## START
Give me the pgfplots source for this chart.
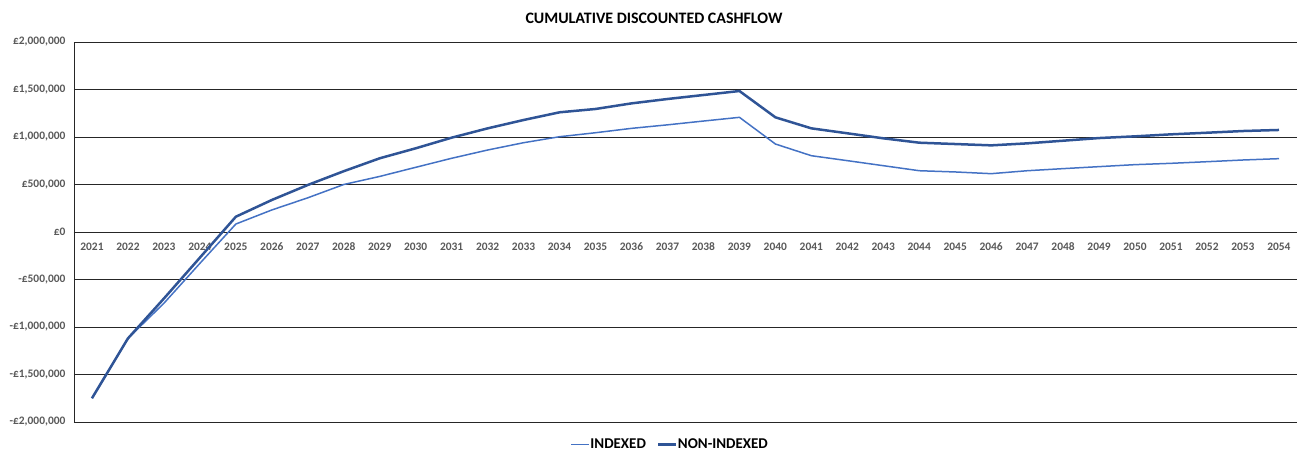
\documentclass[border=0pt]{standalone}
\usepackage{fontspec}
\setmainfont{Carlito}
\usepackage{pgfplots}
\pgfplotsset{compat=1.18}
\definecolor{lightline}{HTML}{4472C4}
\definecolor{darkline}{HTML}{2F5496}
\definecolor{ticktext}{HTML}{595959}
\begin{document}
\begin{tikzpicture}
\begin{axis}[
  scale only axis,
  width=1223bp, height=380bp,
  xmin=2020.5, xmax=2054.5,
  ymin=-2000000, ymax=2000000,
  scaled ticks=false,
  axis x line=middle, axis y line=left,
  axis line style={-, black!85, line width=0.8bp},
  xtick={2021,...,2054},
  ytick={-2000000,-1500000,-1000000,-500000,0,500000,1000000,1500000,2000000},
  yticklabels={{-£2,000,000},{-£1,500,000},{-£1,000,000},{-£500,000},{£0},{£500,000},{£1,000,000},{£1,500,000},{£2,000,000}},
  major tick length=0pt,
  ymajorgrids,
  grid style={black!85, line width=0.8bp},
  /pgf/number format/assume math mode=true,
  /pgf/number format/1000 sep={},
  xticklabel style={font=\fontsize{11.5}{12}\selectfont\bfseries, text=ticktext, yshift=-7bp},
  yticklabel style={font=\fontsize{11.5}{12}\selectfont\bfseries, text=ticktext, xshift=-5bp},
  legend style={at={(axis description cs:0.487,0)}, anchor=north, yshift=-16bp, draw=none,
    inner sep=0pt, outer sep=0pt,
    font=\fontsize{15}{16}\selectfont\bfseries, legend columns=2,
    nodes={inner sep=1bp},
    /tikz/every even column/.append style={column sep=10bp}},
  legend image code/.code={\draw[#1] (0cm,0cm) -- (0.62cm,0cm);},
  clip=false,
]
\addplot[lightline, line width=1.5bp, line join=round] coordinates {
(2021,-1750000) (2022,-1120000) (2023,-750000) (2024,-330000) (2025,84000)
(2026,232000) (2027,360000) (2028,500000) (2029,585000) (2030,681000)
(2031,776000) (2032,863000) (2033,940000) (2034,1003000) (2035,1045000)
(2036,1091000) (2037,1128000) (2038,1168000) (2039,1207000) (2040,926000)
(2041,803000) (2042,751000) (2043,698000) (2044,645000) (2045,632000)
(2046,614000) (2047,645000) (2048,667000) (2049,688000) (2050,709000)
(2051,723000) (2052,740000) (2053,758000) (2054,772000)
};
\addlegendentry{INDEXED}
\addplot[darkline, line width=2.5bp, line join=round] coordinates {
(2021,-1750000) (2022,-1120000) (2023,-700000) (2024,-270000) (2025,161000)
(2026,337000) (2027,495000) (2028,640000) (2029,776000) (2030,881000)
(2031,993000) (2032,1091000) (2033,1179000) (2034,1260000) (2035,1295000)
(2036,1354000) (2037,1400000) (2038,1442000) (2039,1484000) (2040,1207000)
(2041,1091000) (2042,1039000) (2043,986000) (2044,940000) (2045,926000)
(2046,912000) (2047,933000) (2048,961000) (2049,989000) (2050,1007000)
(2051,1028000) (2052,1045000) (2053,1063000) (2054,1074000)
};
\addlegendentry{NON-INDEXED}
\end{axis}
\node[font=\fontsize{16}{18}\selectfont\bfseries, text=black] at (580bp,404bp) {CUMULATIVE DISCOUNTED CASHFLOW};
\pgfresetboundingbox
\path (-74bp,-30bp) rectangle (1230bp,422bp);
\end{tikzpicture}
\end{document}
## END
▶ _The task_: Pictures in the data above should not be copied; transcribe everything else exactly.

▶ _Task solution_:
Give me the pgfplots source for this chart.
\documentclass[border=0pt]{standalone}
\usepackage{fontspec}
\setmainfont{Carlito}
\usepackage{pgfplots}
\pgfplotsset{compat=1.18}
\definecolor{lightline}{HTML}{4472C4}
\definecolor{darkline}{HTML}{2F5496}
\definecolor{ticktext}{HTML}{595959}
\begin{document}
\begin{tikzpicture}
\begin{axis}[
  scale only axis,
  width=1223bp, height=380bp,
  xmin=2020.5, xmax=2054.5,
  ymin=-2000000, ymax=2000000,
  scaled ticks=false,
  axis x line=middle, axis y line=left,
  axis line style={-, black!85, line width=0.8bp},
  xtick={2021,...,2054},
  ytick={-2000000,-1500000,-1000000,-500000,0,500000,1000000,1500000,2000000},
  yticklabels={{-£2,000,000},{-£1,500,000},{-£1,000,000},{-£500,000},{£0},{£500,000},{£1,000,000},{£1,500,000},{£2,000,000}},
  major tick length=0pt,
  ymajorgrids,
  grid style={black!85, line width=0.8bp},
  /pgf/number format/assume math mode=true,
  /pgf/number format/1000 sep={},
  xticklabel style={font=\fontsize{11.5}{12}\selectfont\bfseries, text=ticktext, yshift=-7bp},
  yticklabel style={font=\fontsize{11.5}{12}\selectfont\bfseries, text=ticktext, xshift=-5bp},
  legend style={at={(axis description cs:0.487,0)}, anchor=north, yshift=-16bp, draw=none,
    inner sep=0pt, outer sep=0pt,
    font=\fontsize{15}{16}\selectfont\bfseries, legend columns=2,
    nodes={inner sep=1bp},
    /tikz/every even column/.append style={column sep=10bp}},
  legend image code/.code={\draw[#1] (0cm,0cm) -- (0.62cm,0cm);},
  clip=false,
]
\addplot[lightline, line width=1.5bp, line join=round] coordinates {
(2021,-1750000) (2022,-1120000) (2023,-750000) (2024,-330000) (2025,84000)
(2026,232000) (2027,360000) (2028,500000) (2029,585000) (2030,681000)
(2031,776000) (2032,863000) (2033,940000) (2034,1003000) (2035,1045000)
(2036,1091000) (2037,1128000) (2038,1168000) (2039,1207000) (2040,926000)
(2041,803000) (2042,751000) (2043,698000) (2044,645000) (2045,632000)
(2046,614000) (2047,645000) (2048,667000) (2049,688000) (2050,709000)
(2051,723000) (2052,740000) (2053,758000) (2054,772000)
};
\addlegendentry{INDEXED}
\addplot[darkline, line width=2.5bp, line join=round] coordinates {
(2021,-1750000) (2022,-1120000) (2023,-700000) (2024,-270000) (2025,161000)
(2026,337000) (2027,495000) (2028,640000) (2029,776000) (2030,881000)
(2031,993000) (2032,1091000) (2033,1179000) (2034,1260000) (2035,1295000)
(2036,1354000) (2037,1400000) (2038,1442000) (2039,1484000) (2040,1207000)
(2041,1091000) (2042,1039000) (2043,986000) (2044,940000) (2045,926000)
(2046,912000) (2047,933000) (2048,961000) (2049,989000) (2050,1007000)
(2051,1028000) (2052,1045000) (2053,1063000) (2054,1074000)
};
\addlegendentry{NON-INDEXED}
\end{axis}
\node[font=\fontsize{16}{18}\selectfont\bfseries, text=black] at (580bp,404bp) {CUMULATIVE DISCOUNTED CASHFLOW};
\pgfresetboundingbox
\path (-74bp,-30bp) rectangle (1230bp,422bp);
\end{tikzpicture}
\end{document}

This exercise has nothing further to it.